Tout est grâce ?

Que signifie la grâce, qui fait partie de notre bagage spirituel ? De quoi parle-t-on dès qu’on dit « grâce » ?

Est-ce « faire grâce » comme un suzerain accorde sa clémence en suspendant une condamnation déjà énoncée ? Ou « sauvé.e par la grâce seule (sola gratia) », comme la foi protestante l’affirme, en frappant de nullité toute tentative humaine (les œuvres, les mérites) de s’accorder les bonnes grâces de Dieu ? Ou encore « il existe une grâce qui coûte », comme l’a vécu D. Bonhoeffer, dans la fidélité à suivre le Christ, en affrontant les dominations de ce monde, jusqu’à donner sa propre vie.

A un niveau individuel, si je pense que tout me vient de la grâce de Dieu, ne lui suis-je pas redevable à l’infini ? Ou, au contraire, puis-je agir n’importe comment, dans mon propre intérêt, puisque Dieu toujours me fera grâce ? Entre ces deux écueils contradictoires – u e dette infinie ou un don sans limites – comment puis-je saisir cette réalité « anti-naturelle » du don que Dieu me fait par grâce, sans contrepartie, en vertu de sa volonté souveraine ? Puis-je me comprendre au travers de cette grâce offerte par Dieu ? ou est-il préférable de ne pas m’y aventurer, car cela pourrait m’entraîner trop loin ? Bref, y a-t-il un « bon usage » de la grâce ?

Jean-Daniel Causse montre que dans les Évangiles et chez Paul, la grâce apparaît comme quelque chose de déroutant, de démesuré ou d’excessif.
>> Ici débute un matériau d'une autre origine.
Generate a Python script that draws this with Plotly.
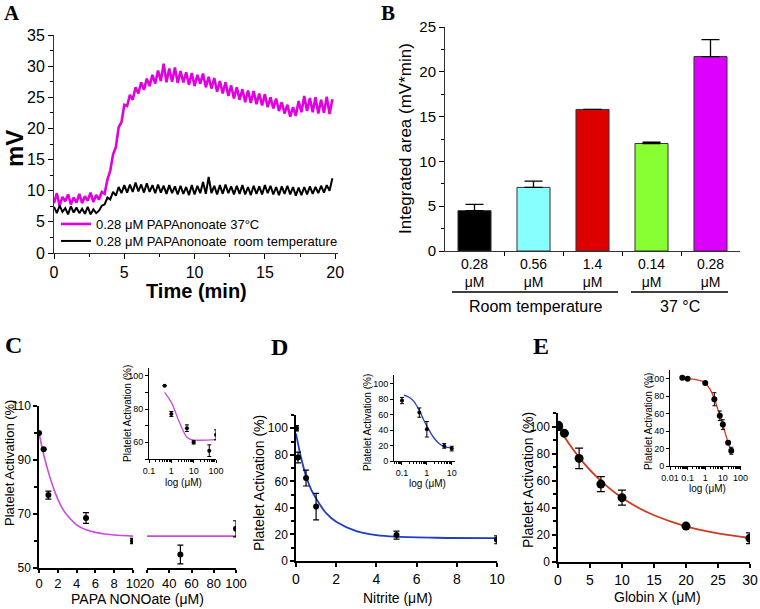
import numpy as np
import plotly.graph_objects as go

W, H = 760, 609
FONT = "Liberation Sans, Arial, sans-serif"
SERIF = "Liberation Serif, Times New Roman, serif"

# ---- A: aggregometer traces (mV), one reading every 0.2 min from t = 0
T_STEP = 0.2
MV_37C = [8.0, 9.6, 7.6, 9.0, 8.3, 9.4, 7.8, 8.9, 8.1, 9.5, 8.0, 9.1, 8.4, 9.7, 8.2, 9.3, 8.6,
          9.8, 9.5, 11.8, 13.2, 15.8, 17.0, 20.2, 21.0, 23.8, 23.6, 25.4, 24.6, 26.6, 25.6, 27.4, 26.2,
          28.0, 26.8, 28.6, 27.2, 29.3, 27.6, 30.4, 27.4, 29.6, 27.5, 29.8, 27.3, 29.2, 27.4, 29.0, 27.0,
          28.9, 26.8, 28.6, 27.2, 28.8, 26.6, 28.3, 26.4, 28.1, 25.9, 27.6, 25.6, 27.4, 25.2, 26.9, 24.8,
          26.6, 24.6, 26.3, 24.2, 26.1, 24.1, 26.0, 23.9, 25.6, 23.7, 25.5, 23.4, 25.0, 23.2, 24.8, 22.8,
          24.2, 22.4, 23.8, 21.9, 23.4, 22.0, 24.4, 22.6, 25.2, 22.8, 24.9, 22.6, 25.0, 22.4, 24.6, 22.5,
          25.1, 22.3, 24.7]
MV_RT = [7.4, 6.4, 7.6, 6.6, 7.2, 6.2, 7.5, 6.5, 7.3, 6.4, 7.1, 6.3, 7.4, 6.2, 7.0, 6.4, 6.8,
         7.6, 7.8, 8.9, 8.6, 9.8, 9.2, 10.6, 9.6, 10.9, 9.7, 11.0, 9.8, 11.3, 9.9, 11.0, 9.7,
         11.2, 9.8, 10.9, 9.6, 11.0, 9.7, 10.8, 9.5, 10.9, 9.6, 10.7, 9.4, 10.8, 9.5, 10.6, 9.3,
         10.9, 9.4, 10.8, 9.6, 11.4, 9.5, 12.2, 9.6, 10.8, 9.4, 10.9, 9.5, 11.0, 9.6, 10.7, 9.4,
         10.8, 9.5, 10.9, 9.4, 10.6, 9.3, 10.8, 9.5, 10.7, 9.4, 10.9, 9.6, 10.8, 9.4, 10.6, 9.3,
         10.7, 9.5, 10.8, 9.4, 10.6, 9.2, 10.5, 9.3, 10.6, 9.4, 10.7, 9.5, 10.6, 9.6, 10.8, 9.7,
         10.9, 10.0, 12.0]

# ---- B: integrated area
B_LABELS = ["0.28<br>μM", "0.56<br>μM", "1.4<br>μM", "0.14<br>μM", "0.28<br>μM"]
B_AREA = [4.5, 7.1, 15.8, 12.0, 21.7]
B_ERR = [0.7, 0.7, 0.0, 0.15, 1.9]
B_COLORS = ["#000000", "#88ffff", "#dd0000", "#88ff33", "#dd00ff"]

# ---- C: PAPA NONOate
C_X = [0, 0.5, 1, 5, 10, 50, 100]
C_Y = [100, 94, 77, 68.5, 60, 55, 64.5]
C_ERR = [0, 0, 1.5, 2, 1, 3.5, 3]
C_FIT_X = [0, 0.5, 1, 1.5, 2, 2.5, 3, 4, 5, 6, 7, 8, 10]
C_FIT_Y = [100, 92, 85.5, 80, 75.5, 72, 69.5, 66, 64.2, 63.2, 62.6, 62.2, 61.8]
C_FIT_R_X = [20, 100]
C_FIT_R_Y = [61.8, 61.8]
CI_FIT_X = [0.5, 1, 2, 3, 5, 8, 100]
CI_FIT_Y = [90, 84, 74, 68.5, 63, 61.6, 61.6]

# ---- D: nitrite
D_X = [0, 0.1, 0.5, 1, 5, 10]
D_Y = [100, 78, 62.5, 41, 19.5, 16]
D_ERR = [2, 4, 6, 10, 3, 3]
D_FIT_X = [0, 0.25, 0.5, 0.75, 1, 1.5, 2, 3, 4, 5, 7, 10]
D_FIT_Y = [96, 78, 64, 54, 47, 36, 29.5, 22.5, 19.5, 18.3, 17.5, 17.2]
DI_FIT_X = [0.12, 0.2, 0.3, 0.5, 0.7, 1, 1.5, 2, 3, 5, 10]
DI_FIT_Y = [85, 82, 77, 65, 55, 45, 35, 29, 23, 18.5, 17]

# ---- E: globin X
E_X = [0.05, 0.1, 1, 3.3, 6.7, 10, 20, 30]
E_Y = [101, 100, 95, 76.5, 57.5, 47.5, 26.5, 17.5]
E_ERR = [0, 1, 0.5, 7.5, 5.5, 5.5, 1, 4]
E_FIT_X = [0, 2, 4, 6, 8, 10, 12, 15, 20, 25, 30]
E_FIT_Y = [100, 85.4, 73.2, 63.0, 54.5, 47.4, 41.5, 34.5, 26.3, 21.1, 17.7]
EI_FIT_X = [0.05, 0.1, 0.3, 0.6, 1, 2, 3.3, 5, 6.7, 10, 15, 20, 30]
EI_FIT_Y = [100.5, 100, 99, 97.5, 95, 87, 77, 66, 58, 47, 35, 26.5, 17]


def xd(a, b):
    return [a / W, b / W]


def yd(top, bottom):
    return [1 - bottom / H, 1 - top / H]


def axis(size=14, lw=1.3, **kw):
    d = dict(showline=True, linecolor="black", linewidth=lw, ticks="outside",
             tickcolor="black", tickwidth=lw, showgrid=False, zeroline=False, automargin=False,
             tickfont=dict(family=FONT, size=size, color="black"))
    d.update(kw)
    return d


def err(arr, w=3, t=1.2):
    return dict(type="data", array=arr, visible=True, color="black", thickness=t, width=w)


fig = go.Figure()

# A
tA = np.arange(len(MV_37C)) * T_STEP
fig.add_trace(go.Scatter(x=tA, y=MV_37C, mode="lines", line=dict(color="#e000e0", width=2.6),
                         name="0.28 μM PAPAnonoate 37°C", legend="legend", xaxis="x", yaxis="y"))
fig.add_trace(go.Scatter(x=tA, y=MV_RT, mode="lines", line=dict(color="black", width=2),
                         name="0.28 μM PAPAnonoate \u00a0room temperature", legend="legend2",
                         xaxis="x", yaxis="y"))

# B
fig.add_trace(go.Bar(x=list(range(len(B_AREA))), y=B_AREA, width=0.56,
                     marker=dict(color=B_COLORS, line=dict(color="#333333", width=1)),
                     error_y=dict(type="data", array=B_ERR, arrayminus=[0] * len(B_ERR),
                                  symmetric=False, color="black", thickness=1.3, width=9),
                     showlegend=False, xaxis="x2", yaxis="y2"))

# C main
cl = [i for i, v in enumerate(C_X) if v <= 10]
cr = [i for i, v in enumerate(C_X) if v >= 20]
fig.add_trace(go.Scatter(x=C_FIT_X, y=C_FIT_Y, mode="lines", line=dict(color="#c84be0", width=1.6, shape="spline"),
                         showlegend=False, xaxis="x3", yaxis="y3"))
fig.add_trace(go.Scatter(x=[C_X[i] for i in cl], y=[C_Y[i] for i in cl], mode="markers",
                         marker=dict(color="black", size=6), error_y=err([C_ERR[i] for i in cl]),
                         showlegend=False, xaxis="x3", yaxis="y3"))
fig.add_trace(go.Scatter(x=C_FIT_R_X, y=C_FIT_R_Y, mode="lines", line=dict(color="#c84be0", width=1.6),
                         showlegend=False, xaxis="x4", yaxis="y3"))
fig.add_trace(go.Scatter(x=[C_X[i] for i in cr], y=[C_Y[i] for i in cr], mode="markers",
                         marker=dict(color="black", size=6), error_y=err([C_ERR[i] for i in cr]),
                         showlegend=False, xaxis="x4", yaxis="y3"))
# C inset
fig.add_trace(go.Scatter(x=CI_FIT_X, y=CI_FIT_Y, mode="lines", line=dict(color="#c84be0", width=1.3, shape="spline"),
                         showlegend=False, xaxis="x5", yaxis="y5"))
fig.add_trace(go.Scatter(x=C_X[1:], y=C_Y[1:], mode="markers", marker=dict(color="black", size=4),
                         error_y=err(C_ERR[1:], w=2, t=1), showlegend=False, xaxis="x5", yaxis="y5"))

# D
fig.add_trace(go.Scatter(x=D_FIT_X, y=D_FIT_Y, mode="lines", line=dict(color="#1f3fc4", width=1.8, shape="spline"),
                         showlegend=False, xaxis="x6", yaxis="y6"))
fig.add_trace(go.Scatter(x=D_X, y=D_Y, mode="markers", marker=dict(color="black", size=6),
                         error_y=err(D_ERR), showlegend=False, xaxis="x6", yaxis="y6"))
fig.add_trace(go.Scatter(x=DI_FIT_X, y=DI_FIT_Y, mode="lines", line=dict(color="#1f3fc4", width=1.3, shape="spline"),
                         showlegend=False, xaxis="x7", yaxis="y7"))
fig.add_trace(go.Scatter(x=D_X[1:], y=D_Y[1:], mode="markers", marker=dict(color="black", size=4),
                         error_y=err(D_ERR[1:], w=2, t=1), showlegend=False, xaxis="x7", yaxis="y7"))

# E
fig.add_trace(go.Scatter(x=E_FIT_X, y=E_FIT_Y, mode="lines", line=dict(color="#d4381c", width=1.8, shape="spline"),
                         showlegend=False, xaxis="x8", yaxis="y8"))
fig.add_trace(go.Scatter(x=E_X, y=E_Y, mode="markers", marker=dict(color="black", size=9),
                         error_y=err(E_ERR, w=4), showlegend=False, xaxis="x8", yaxis="y8"))
fig.add_trace(go.Scatter(x=EI_FIT_X, y=EI_FIT_Y, mode="lines", line=dict(color="#d4381c", width=1.3, shape="spline"),
                         showlegend=False, xaxis="x9", yaxis="y9"))
fig.add_trace(go.Scatter(x=E_X, y=E_Y, mode="markers", marker=dict(color="black", size=6),
                         error_y=err(E_ERR, w=2, t=1), showlegend=False, xaxis="x9", yaxis="y9"))

minor5 = dict(ticks="outside", ticklen=3, dtick=2.5, tickcolor="black")
minor10 = dict(ticks="outside", ticklen=3, dtick=10, tickcolor="black")
minlog = dict(ticks="outside", ticklen=2, tickcolor="black")
leg = dict(xanchor="left", yanchor="middle", bgcolor="rgba(0,0,0,0)",
           font=dict(family=FONT, size=13, color="black"), itemwidth=30)

fig.update_layout(
    width=W, height=H, margin=dict(l=0, r=0, t=0, b=0, pad=0, autoexpand=False),
    paper_bgcolor="white", plot_bgcolor="rgba(0,0,0,0)",
    showlegend=True,
    legend=dict(leg, x=56 / W, y=1 - 224 / H),
    legend2=dict(leg, x=56 / W, y=1 - 241 / H),
    # A
    xaxis=axis(16, 1, domain=xd(54, 338), range=[0, 20.2], dtick=5, anchor="y", linecolor="#333",
               minor=minor5, ticklen=5),
    yaxis=axis(16, 1, domain=yd(35, 253), range=[0, 35], dtick=5, anchor="x", linecolor="#333",
               minor=minor5, ticklen=5),
    # B
    xaxis2=axis(14, 1, domain=xd(445, 740), range=[-0.5, 4.5], anchor="y2", tickvals=list(range(5)),
                ticktext=B_LABELS, ticks="", linecolor="#333",
                minor=dict(tickvals=[0.5, 1.5, 2.5, 3.5], ticks="outside", ticklen=4, tickcolor="black")),
    yaxis2=axis(15, 1, domain=yd(27, 251), range=[0, 25], dtick=5, anchor="x2", linecolor="#333",
                minor=minor5, ticklen=5),
    # C
    xaxis3=axis(13, 1.5, domain=xd(39, 133), range=[0, 10], dtick=2, anchor="y3", ticklen=3),
    xaxis4=axis(13, 1.5, domain=xd(147, 236), range=[20, 100], dtick=20, anchor="y3", ticklen=3),
    yaxis3=axis(12, 1.5, domain=yd(406, 568), range=[50, 110], tickvals=[50, 70, 90, 110], anchor="x3",
                minor=minor10, ticklen=4),
    xaxis5=axis(9, 1, type="log", domain=xd(149, 216), range=[-1, 2], dtick=1, anchor="y5", ticklen=3,
                minor=minlog),
    yaxis5=axis(9, 1, domain=yd(368, 459), range=[50, 104.6], tickvals=[60, 80, 100], anchor="x5", ticklen=3,
                minor=minor10),
    # D
    xaxis6=axis(14, 1.5, domain=xd(296, 497), range=[0, 10], dtick=2, anchor="y6", ticklen=4),
    yaxis6=axis(12, 1.5, domain=yd(415, 561), range=[0, 110], dtick=20, anchor="x6", ticklen=4,
                minor=minor10),
    xaxis7=axis(9, 1, type="log", domain=xd(394, 455), range=[-1.32, 1.13], dtick=1, anchor="y7", ticklen=3,
                minor=minlog),
    yaxis7=axis(9, 1, domain=yd(375, 461), range=[0, 111], dtick=20, anchor="x7", ticklen=3),
    # E
    xaxis8=axis(14, 1.5, domain=xd(558, 750), range=[0, 30], dtick=5, anchor="y8", ticklen=4),
    yaxis8=axis(12, 1.5, domain=yd(413, 562), range=[0, 110], dtick=20, anchor="x8", ticklen=4,
                minor=minor10),
    xaxis9=axis(9, 1, type="log", domain=xd(670, 741), range=[-2, 2.03], dtick=1, anchor="y9", ticklen=3,
                minor=minlog),
    yaxis9=axis(9, 1, domain=yd(370, 466), range=[0, 110], dtick=20, anchor="x9", ticklen=3),
)


def note(text, x, y, size=14, angle=0, bold=False, family=FONT):
    if bold:
        text = "<b>" + text + "</b>"
    fig.add_annotation(text=text, x=x / W, y=1 - y / H, xref="paper", yref="paper", showarrow=False,
                       textangle=angle, xanchor="center", yanchor="middle",
                       font=dict(family=family, size=size, color="black"))


# panel letters
note("A", 12, 13, 21, bold=True, family=SERIF)
note("B", 388, 13, 21, bold=True, family=SERIF)
note("C", 14, 345, 24, bold=True, family=SERIF)
note("D", 279, 347, 24, bold=True, family=SERIF)
note("E", 541, 346, 24, bold=True, family=SERIF)

# axis titles
note("mV", 14, 148, 24, angle=-90, bold=True)
note("Time (min)", 196, 291, 20, bold=True)
note("Integrated area (mV*min)", 405, 139, 17, angle=-90)
note("Room temperature", 535, 306, 16)
note("37 °C", 680, 306, 16)
fig.add_shape(type="line", xref="paper", yref="paper", x0=452 / W, x1=618 / W, y0=1 - 292 / H, y1=1 - 292 / H,
              line=dict(color="black", width=1.5))
fig.add_shape(type="line", xref="paper", yref="paper", x0=631 / W, x1=728 / W, y0=1 - 292 / H, y1=1 - 292 / H,
              line=dict(color="black", width=1.5))

note("Platelet Activation (%)", 9, 463, 13, angle=-90)
note("PAPA NONOate (μM)", 137, 599, 14)
note("Platelet Activation (%)", 128, 414, 10, angle=-90)
note("log (μM)", 183, 482, 10)

note("Platelet Activation (%)", 259, 483, 14, angle=-90)
note("Nitrite (μM)", 398, 598, 14)
note("Platelet Activation (%)", 367, 423, 10, angle=-90)
note("log (μM)", 427, 483, 10)

note("Platelet Activation (%)", 528, 480, 14, angle=-90)
note("Globin X (μM)", 657, 597, 14)
note("Platelet Activation (%)", 648, 422, 10, angle=-90)
note("log (μM)", 707, 488, 10)

fig.write_html("out.html", config={"displayModeBar": False},
               post_script="document.body.style.margin='0';")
Si les paraboles et les récits de guérison racontent l’irruption de ce Royaume « hors normes », non nécessaire, immérité et « en excès » (cf paraboles du semeur, des ouvriers de la dernière heure, du fils prodigue ; le récit de la femme adultère…), Paul déclare dans Romains 5, 20 que la grâce est surabondance, c’est-à-dire démesure, part non mesurable selon les paramètres humains. La surabondance traduit le fait que la grâce donnée ne prive de rien le donataire (Dieu) et qu’elle ne se comptabilise jamais, comme une addition ou un produit à posséder pour celles et ceux qui en bénéficient. Si elle est vitale, la grâce ne fait donc pas partie de l’utile ni du quantifiable et se révèle à l’humain hors de la logique économique ou juridique. Elle agit même dans un registre paradoxal : en effet, la grâce intervient en libérant le sujet de son assignation, lui permettant de ne pas se confondre avec ce qui le représente.

Cette part non quantifiable de Dieu pour nous et pour notre monde est la clé de la liberté, comme force de libération de tous les conditionnements et toutes les fatalités, qui obturent si souvent nos existences individuelles, sociales et historiques. Ainsi, la grâce ne donne pas sens à notre vie ; elle en est plutôt la condition ou la source, sur lesquelles nous n’avons pas de prise, mais qui en garantissent les ouvertures sur des sens toujours possibles. La grâce permet notre à-venir.

En regardant les étymologies grecques, résonne aussi cette filiation vivante, qui va de la grâce de Dieu comme charis, matrice infinie de la puissance divine vivifiante, engendrant des charismata, charismes, dons, issus de l’inhabitation de l’Esprit Saint en chacun.e, faisant vivre les communautés, dont la signature est la chara, la joie, telle une louange rendue à Dieu et fécondant le monde.

Si dans cette boucle vertueuse, je peux entendre que tout est grâce, il ne demeure pas moins que la grâce qui coûte peut surgir dans nos existences, face à l’irruption du mal et aux dérives des pouvoirs humains. D. Bonhoeffer, le matin de sa pendaison par le régime nazi dans la prison de Flossenbürg, a confié à son co-détenu : « C’est la fin – pour moi, le commencement de la vie ».